Et pourtant, là où le bât blesse, c’est sur la longueur. Car si tout ce que je dis au-dessus reste vrai du début à la fin, et que le roman ne peut être qualifié d’ennuyeux, il me reste le sentiment que l’auteur aurait pu faire plus court pour ce qu’il a à raconter. Un sentiment étrange tant tout semble à sa place dans ce récit, mais parfois c’est malgré tout un peu long, l’intrigue avançant à pas comptés. J’ai d’ailleurs coupé ma lecture en deux, en passant à d’autres choses pour me changer les idées. Je ne fais ça que rarement mais je crois que pour « La Fantastique Famille Telemachus », ce fut salutaire.
Reste un récit qui sait se faire régulièrement touchant, avec des personnages très justes et attachants.
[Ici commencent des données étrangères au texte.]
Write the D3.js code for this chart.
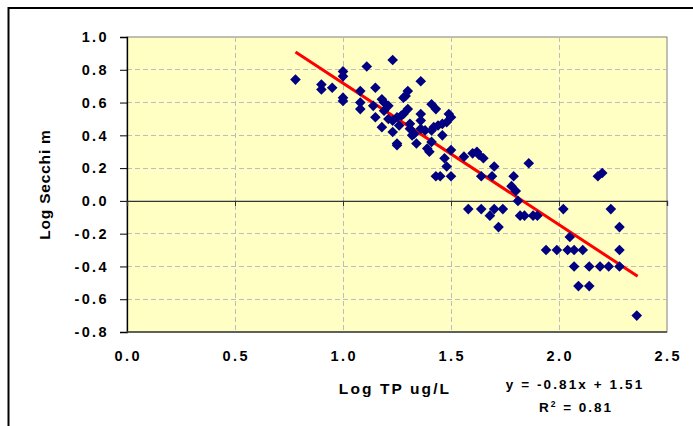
<!DOCTYPE html>
<html>
<head>
<meta charset="utf-8">
<script src="https://cdn.jsdelivr.net/npm/d3@7"></script>
<style>
  html, body { margin: 0; padding: 0; background: #ffffff; }
  svg { display: block; }
  text { font-family: "Liberation Sans", Arial, sans-serif; font-weight: bold; fill: #000; }
</style>
</head>
<body>
<svg id="chart" width="693" height="426"></svg>
<script>
// ---------- data ----------
const logTP = [
  0.78, 0.90, 0.90, 0.95, 1.00, 1.00, 1.00, 1.00, 1.11, 1.23,
  1.08, 1.08, 1.08, 1.15, 1.14, 1.15, 1.18, 1.19, 1.21, 1.18,
  1.21, 1.23, 1.25, 1.19, 1.23, 1.25, 1.25, 1.26, 1.27, 1.28,
  1.29, 1.30, 1.30, 1.28, 1.31, 1.31, 1.33, 1.32, 1.34, 1.36,
  1.36, 1.36, 1.36, 1.38, 1.39, 1.40, 1.41, 1.43, 1.41, 1.42,
  1.44, 1.46, 1.46, 1.47, 1.48, 1.43, 1.45, 1.50, 1.49, 1.50,
  1.48, 1.50, 1.41, 1.56, 1.60, 1.62, 1.63, 1.65, 1.64, 1.58,
  1.64, 1.69, 1.70, 1.68, 1.70, 1.72, 1.74, 1.79, 1.78, 1.80,
  1.81, 1.82, 1.84, 1.86, 1.88, 1.90, 1.94, 1.99, 2.02, 2.04,
  2.05, 2.07, 2.07, 2.09, 2.11, 2.14, 2.14, 2.18, 2.20, 2.19,
  2.23, 2.24, 2.28, 2.28, 2.28, 2.36
];
const logSecchi = [
  0.74, 0.71, 0.68, 0.69, 0.79, 0.76, 0.63, 0.61, 0.82, 0.86,
  0.67, 0.60, 0.56, 0.69, 0.58, 0.51, 0.62, 0.60, 0.58, 0.45,
  0.50, 0.49, 0.51, 0.55, 0.42, 0.35, 0.34, 0.46, 0.52, 0.63,
  0.64, 0.67, 0.56, 0.53, 0.47, 0.44, 0.41, 0.40, 0.35, 0.73,
  0.53, 0.49, 0.44, 0.43, 0.32, 0.30, 0.59, 0.56, 0.43, 0.45,
  0.46, 0.47, 0.40, 0.26, 0.21, 0.15, 0.15, 0.15, 0.53, 0.51,
  0.48, 0.31, 0.36, 0.27, 0.29, 0.30, 0.28, 0.26, 0.15, -0.05,
  -0.05, 0.15, 0.21, -0.09, -0.05, -0.16, -0.05, 0.15, 0.09, 0.06,
  0.00, -0.09, -0.09, 0.23, -0.09, -0.09, -0.30, -0.30, -0.05, -0.30,
  -0.22, -0.30, -0.40, -0.52, -0.30, -0.52, -0.40, 0.15, 0.17, -0.40,
  -0.40, -0.05, -0.16, -0.30, -0.40, -0.70
];
const trendX = [0.78, 2.364];
const trendY = [0.909, -0.46];
const xTicks = [0.0, 0.5, 1.0, 1.5, 2.0, 2.5];
const yTicks = [-0.8, -0.6, -0.4, -0.2, 0.0, 0.2, 0.4, 0.6, 0.8, 1.0];
const xTitle = "Log TP ug/L";
const yTitle = "Log Secchi m";
const eqLine1 = "y = -0.81x + 1.51";
const eqR2 = "0.81";

// ---------- layout ----------
const svg = d3.select("#chart");
const L = 127, R = 667, T = 37, B = 332;
const x = d3.scaleLinear().domain([0, 2.5]).range([L, R]);
const y = d3.scaleLinear().domain([-0.8, 1.0]).range([B, T]);
const fmt = d => d.toFixed(1);

// outer chart border
svg.append("rect")
  .attr("x", 8.5).attr("y", 8).attr("width", 720).attr("height", 440)
  .attr("fill", "none").attr("stroke", "#000").attr("stroke-width", 2);

// plot area
svg.append("rect")
  .attr("x", L).attr("y", T).attr("width", R - L).attr("height", B - T)
  .attr("fill", "#FFFFC4").attr("stroke", "#808080").attr("stroke-width", 1);

// gridlines
const grid = svg.append("g").attr("stroke", "#bdbdbd").attr("stroke-width", 1)
  .attr("stroke-dasharray", "5,3").attr("shape-rendering", "crispEdges");
grid.selectAll("line.h").data(yTicks.filter(v => v !== 0 && v !== -0.8 && v !== 1.0))
  .join("line").attr("class", "h")
  .attr("x1", L).attr("x2", R).attr("y1", d => y(d)).attr("y2", d => y(d));
grid.selectAll("line.v").data(xTicks.filter(v => v !== 0 && v !== 2.5))
  .join("line").attr("class", "v")
  .attr("y1", T).attr("y2", B).attr("x1", d => x(d)).attr("x2", d => x(d));

// y axis
const yAxis = svg.append("g").attr("transform", `translate(${L},0)`)
  .call(d3.axisLeft(y).tickValues(yTicks).tickSize(7).tickFormat(""));
yAxis.select(".domain").attr("stroke", "#000").attr("stroke-width", 1.3);
yAxis.selectAll(".tick line").attr("stroke", "#000");

svg.append("g").selectAll("text").data(yTicks).join("text")
  .attr("x", 109).attr("y", d => y(d)).attr("dy", "0.36em")
  .attr("text-anchor", "end")
  .style("font-size", "14.5px").style("letter-spacing", "2.4px")
  .text(fmt);

// bottom frame line
svg.append("line").attr("x1", L).attr("x2", R).attr("y1", B).attr("y2", B)
  .attr("stroke", "#404040").attr("stroke-width", 1.3);

// x axis through zero
const xAxis = svg.append("g").attr("transform", `translate(0,${y(0)})`)
  .call(d3.axisBottom(x).tickValues(xTicks).tickSize(5).tickFormat(""));
xAxis.select(".domain").attr("stroke", "#333").attr("stroke-width", 1.3);
xAxis.selectAll(".tick line").attr("stroke", "#333");

// x tick labels at bottom
svg.append("g").selectAll("text").data(xTicks).join("text")
  .attr("x", d => x(d) + 1.2).attr("y", 361)
  .attr("text-anchor", "middle")
  .style("font-size", "14.5px").style("letter-spacing", "2.4px")
  .text(fmt);

// trend line
const trend = trendX.map((v, i) => [v, trendY[i]]);
svg.append("path").datum(trend)
  .attr("d", d3.line().x(d => x(d[0])).y(d => y(d[1])))
  .attr("stroke", "#FF0000").attr("stroke-width", 3).attr("fill", "none");

// points
const pts = logTP.map((v, i) => [v, logSecchi[i]]);
const diamond = "M0,-5.3L5.3,0L0,5.3L-5.3,0Z";
svg.append("g").selectAll("path").data(pts).join("path")
  .attr("transform", d => `translate(${x(d[0])},${y(d[1])})`)
  .attr("d", diamond).attr("fill", "#000080");

// axis titles
svg.append("text")
  .attr("transform", `translate(50,${(T + B) / 2}) rotate(-90)`)
  .attr("text-anchor", "middle")
  .style("font-size", "15.5px").style("letter-spacing", "0.8px")
  .text(yTitle);

svg.append("text")
  .attr("x", (L + R) / 2 - 2).attr("y", 394)
  .attr("text-anchor", "middle")
  .style("font-size", "15.5px").style("letter-spacing", "2.1px")
  .text(xTitle);

// equation
svg.append("text")
  .attr("x", 575).attr("y", 389).attr("text-anchor", "middle")
  .style("font-size", "13.5px").style("letter-spacing", "2.1px")
  .text(eqLine1);
const r2 = svg.append("text")
  .attr("x", 576).attr("y", 412).attr("text-anchor", "middle")
  .style("font-size", "13.5px").style("letter-spacing", "2px");
r2.append("tspan").text("R");
r2.append("tspan").attr("dy", -5).style("font-size", "8.5px").text("2");
r2.append("tspan").attr("dy", 5).text(" = " + eqR2);
</script>
</body>
</html>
Sous une plume alerte et parfaitement maîtrisée jouant sur tour à tour sur l’humour, l’émotion, la psychologie ou l’action (et profitons-en pour saluer ici l’impeccable traduction de Laurent Philibert-Caillat, traducteur attitré des romans de Daryl Gregory, y compris chez son éditeur « historique » du Bélial’), « La Fantastique Famille Telemachus » accuse malheureusement un peu trop d’embonpoint avec ses 500 pages bien tassées pour emporter totalement l’adhésion. Dommage, mais quelle famille marquante malgré tout !
Lire aussi l’avis de Artemus Dada, Julie, Jake Vecchiet.
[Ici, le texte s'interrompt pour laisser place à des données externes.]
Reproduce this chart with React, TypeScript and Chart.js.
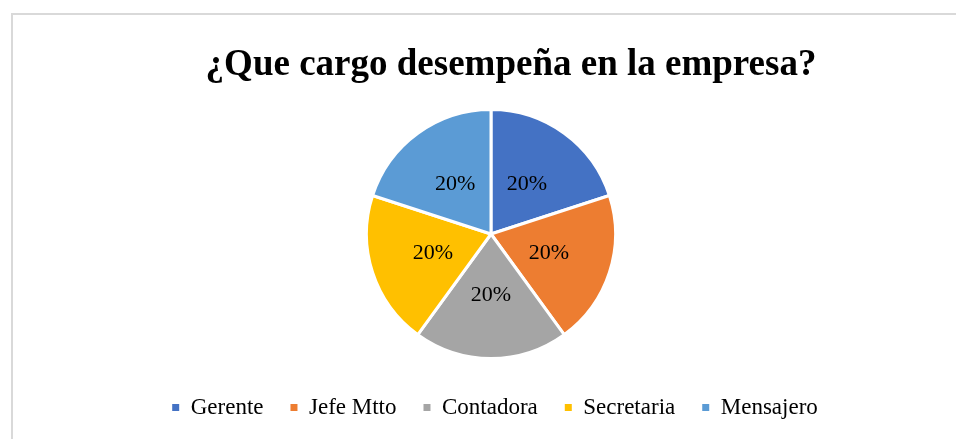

Je ne me jetterais peut-être pas dessus tout de suite mais je dois dire que le pitch est intéressant…
C’est très bien écrit, c’est bien construit. Il faut juste passer outre les longueurs.
Ça a l’air intéressant quand même, dommage pour les longueurs (et aussi pour cette couverture absolument immonde …)
Oui c’est dommage, mais si c’est un défaut qu’on ne peut pas manquer de souligner, le reste est vraiment sympathique, c’est ce que j’en retiens avec un peu de recul. 😉
Et pour la couverture, il faut dire merci (ou pas…) aux images libres de droit…
Heureusement que tu es là ! J’étais passée à côté de la sortie de ce roman 🙂 J’espère passer outre les longueurs car le synopsis m’intrigue !
Les longueurs ne le seront peut-être pas pour toi… 😉
Bonne lecture en tout cas, c’est malgré tout un bon moment de plaisir.